Goodbye, South, Goodbye
Director: Hou Hsiao-hsien (1996)

A sort of prequel to Millennium Mambo (2001), Hou Hsiao-hsien's 1996 film shares most of the later release's ingredients, quite obviously with regards to plot, character development and cinematographic techniques.

Part of the Taiwan director's small-time crook series, thus known for its involvement with the lives and times of budding mobsters, the movie echoes Hou's (Flowers of Shanghai, City of Sadness) borderline documentary style, perplexing in its fascinated focus on reality's extremes: the camera stays equally still whether someone's ass gets brutally kicked or when a protagonist sits down to chomp on noodles.

Even though this trend has won him global acclaim, it doesn't entirely flatter rather minimal storylines, all too often resulting in a plot lacking consolidation.

Here, Hou's heroes (occasionally named identically to the correlating actors/actresses) initially give us a glimpse at their tittering existence in northern Taiwan, with main person Kao (Jack Kao) forced to constantly untwine problems created by younger brother Flathead (Giong Lim) and his semi-deranged girlfriend Pretzel (Annie Shizuka Inoh). Kao's frustrated attempts to make it do not escape criticism from his own better half, Ying (Kuei Ying Hsu), the story's most reasonable party.

Later on, Kao's entourage travels south, only to become needlessly implicated in a feud with greedy relatives backed by corrupt officials, eventually landing them banishment from their ancestral lands, hence the film's nostalgic title.

Hou and company wanted to provide us with social commentary yet chose once more an approach so low key and subtle, we're left behind from the onset, never really graduating into the philosophizing phase. Such a ho-hum attitude of course rules out memorable dramatic performances, but then Hou's products of this vein usually strive for real-life material, not Oscar fodder. Goodbye South, Goodbye does feature marvelous photography and beautiful scenery, although music-wise it was left wanting.

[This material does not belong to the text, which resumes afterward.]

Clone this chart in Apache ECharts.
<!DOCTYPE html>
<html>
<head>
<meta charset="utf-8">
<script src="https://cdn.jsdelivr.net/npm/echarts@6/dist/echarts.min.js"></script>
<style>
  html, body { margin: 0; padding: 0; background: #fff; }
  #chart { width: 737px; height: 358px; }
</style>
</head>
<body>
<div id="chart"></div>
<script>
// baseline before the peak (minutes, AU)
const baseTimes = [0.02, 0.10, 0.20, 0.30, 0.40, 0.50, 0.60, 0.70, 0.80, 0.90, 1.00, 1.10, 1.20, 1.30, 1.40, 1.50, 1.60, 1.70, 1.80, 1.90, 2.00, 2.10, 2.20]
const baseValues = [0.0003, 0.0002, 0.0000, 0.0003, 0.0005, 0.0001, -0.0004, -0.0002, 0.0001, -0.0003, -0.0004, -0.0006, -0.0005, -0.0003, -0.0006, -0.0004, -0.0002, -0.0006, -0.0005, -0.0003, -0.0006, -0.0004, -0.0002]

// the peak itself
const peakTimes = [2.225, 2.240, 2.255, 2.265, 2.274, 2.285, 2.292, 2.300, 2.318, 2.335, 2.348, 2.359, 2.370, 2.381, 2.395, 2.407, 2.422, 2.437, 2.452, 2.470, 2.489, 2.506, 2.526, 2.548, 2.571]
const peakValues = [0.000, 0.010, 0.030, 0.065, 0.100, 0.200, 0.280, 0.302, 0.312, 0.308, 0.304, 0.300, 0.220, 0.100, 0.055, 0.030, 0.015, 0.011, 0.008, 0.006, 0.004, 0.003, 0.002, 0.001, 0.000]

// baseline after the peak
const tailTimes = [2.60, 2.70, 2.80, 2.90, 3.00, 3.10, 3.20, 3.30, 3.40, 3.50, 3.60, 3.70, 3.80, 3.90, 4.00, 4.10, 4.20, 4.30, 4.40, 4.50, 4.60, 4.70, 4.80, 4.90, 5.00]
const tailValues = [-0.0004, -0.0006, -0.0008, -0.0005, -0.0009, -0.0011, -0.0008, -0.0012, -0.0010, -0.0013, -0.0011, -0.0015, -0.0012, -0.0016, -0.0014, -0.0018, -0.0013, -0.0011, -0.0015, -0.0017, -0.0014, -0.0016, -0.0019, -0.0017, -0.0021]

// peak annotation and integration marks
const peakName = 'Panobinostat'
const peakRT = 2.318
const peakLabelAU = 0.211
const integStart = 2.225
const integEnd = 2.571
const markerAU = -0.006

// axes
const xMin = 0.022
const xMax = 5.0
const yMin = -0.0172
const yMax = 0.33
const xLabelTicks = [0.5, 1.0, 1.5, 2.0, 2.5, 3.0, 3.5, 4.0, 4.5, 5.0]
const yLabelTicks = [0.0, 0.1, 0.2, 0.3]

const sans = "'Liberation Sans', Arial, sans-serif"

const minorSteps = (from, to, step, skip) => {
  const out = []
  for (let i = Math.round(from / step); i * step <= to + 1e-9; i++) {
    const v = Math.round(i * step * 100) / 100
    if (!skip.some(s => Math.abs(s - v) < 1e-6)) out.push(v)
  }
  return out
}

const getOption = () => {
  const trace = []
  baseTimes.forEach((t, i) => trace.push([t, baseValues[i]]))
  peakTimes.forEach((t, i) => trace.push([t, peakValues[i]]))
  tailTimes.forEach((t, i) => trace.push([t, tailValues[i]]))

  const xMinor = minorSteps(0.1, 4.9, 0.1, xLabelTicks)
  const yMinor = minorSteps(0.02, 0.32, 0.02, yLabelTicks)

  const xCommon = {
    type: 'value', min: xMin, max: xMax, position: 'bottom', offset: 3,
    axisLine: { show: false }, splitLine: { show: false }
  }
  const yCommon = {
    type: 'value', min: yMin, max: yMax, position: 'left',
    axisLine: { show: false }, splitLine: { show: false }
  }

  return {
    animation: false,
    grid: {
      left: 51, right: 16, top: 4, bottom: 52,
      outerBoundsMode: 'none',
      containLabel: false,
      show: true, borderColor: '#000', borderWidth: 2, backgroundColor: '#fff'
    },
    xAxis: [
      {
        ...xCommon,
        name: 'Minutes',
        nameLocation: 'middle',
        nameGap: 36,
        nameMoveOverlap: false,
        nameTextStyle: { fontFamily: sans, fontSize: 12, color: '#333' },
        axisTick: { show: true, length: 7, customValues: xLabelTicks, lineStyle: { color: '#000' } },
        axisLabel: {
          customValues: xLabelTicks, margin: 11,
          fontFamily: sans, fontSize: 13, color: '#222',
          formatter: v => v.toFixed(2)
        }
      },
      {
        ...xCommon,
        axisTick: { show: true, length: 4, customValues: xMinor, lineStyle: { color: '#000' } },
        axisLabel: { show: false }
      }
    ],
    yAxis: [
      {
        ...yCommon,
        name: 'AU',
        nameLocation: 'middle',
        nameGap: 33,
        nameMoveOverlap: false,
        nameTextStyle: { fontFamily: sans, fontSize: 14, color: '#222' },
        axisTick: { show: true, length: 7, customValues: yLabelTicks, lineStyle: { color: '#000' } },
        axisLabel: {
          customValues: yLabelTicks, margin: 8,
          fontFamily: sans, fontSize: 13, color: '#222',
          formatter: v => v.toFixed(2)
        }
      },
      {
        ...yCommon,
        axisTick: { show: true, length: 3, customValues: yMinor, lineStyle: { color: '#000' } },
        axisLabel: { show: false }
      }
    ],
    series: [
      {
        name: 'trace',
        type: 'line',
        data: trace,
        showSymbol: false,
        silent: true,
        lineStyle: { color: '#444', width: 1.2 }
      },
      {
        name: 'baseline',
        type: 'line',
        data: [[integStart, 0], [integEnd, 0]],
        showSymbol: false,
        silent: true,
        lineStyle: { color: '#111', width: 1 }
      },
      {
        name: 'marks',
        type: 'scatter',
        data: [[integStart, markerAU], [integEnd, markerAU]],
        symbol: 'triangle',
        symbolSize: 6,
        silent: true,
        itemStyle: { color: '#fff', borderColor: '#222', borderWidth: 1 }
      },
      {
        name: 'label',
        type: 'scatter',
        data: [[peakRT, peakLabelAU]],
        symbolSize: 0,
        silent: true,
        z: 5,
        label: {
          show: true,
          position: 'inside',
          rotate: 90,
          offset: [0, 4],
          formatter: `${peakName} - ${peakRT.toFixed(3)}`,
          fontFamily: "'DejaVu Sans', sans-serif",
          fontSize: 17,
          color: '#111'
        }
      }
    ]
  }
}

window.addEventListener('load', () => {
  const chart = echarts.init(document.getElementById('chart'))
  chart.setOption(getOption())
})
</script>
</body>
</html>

More important as a lesson in time's maturing process than anything else, and when compared with Millennium Mambo it clearly reveals how much Hou grew in the five year interim. Sadly, Goodbye's primary entertainment value stems from a retro kick induced by seeing everyone lugging huge Motorola cell phones and one of movie history's most meaningless ending scenes, and as such it does not come highly recommended beyond a limited art-house, ambient screening context.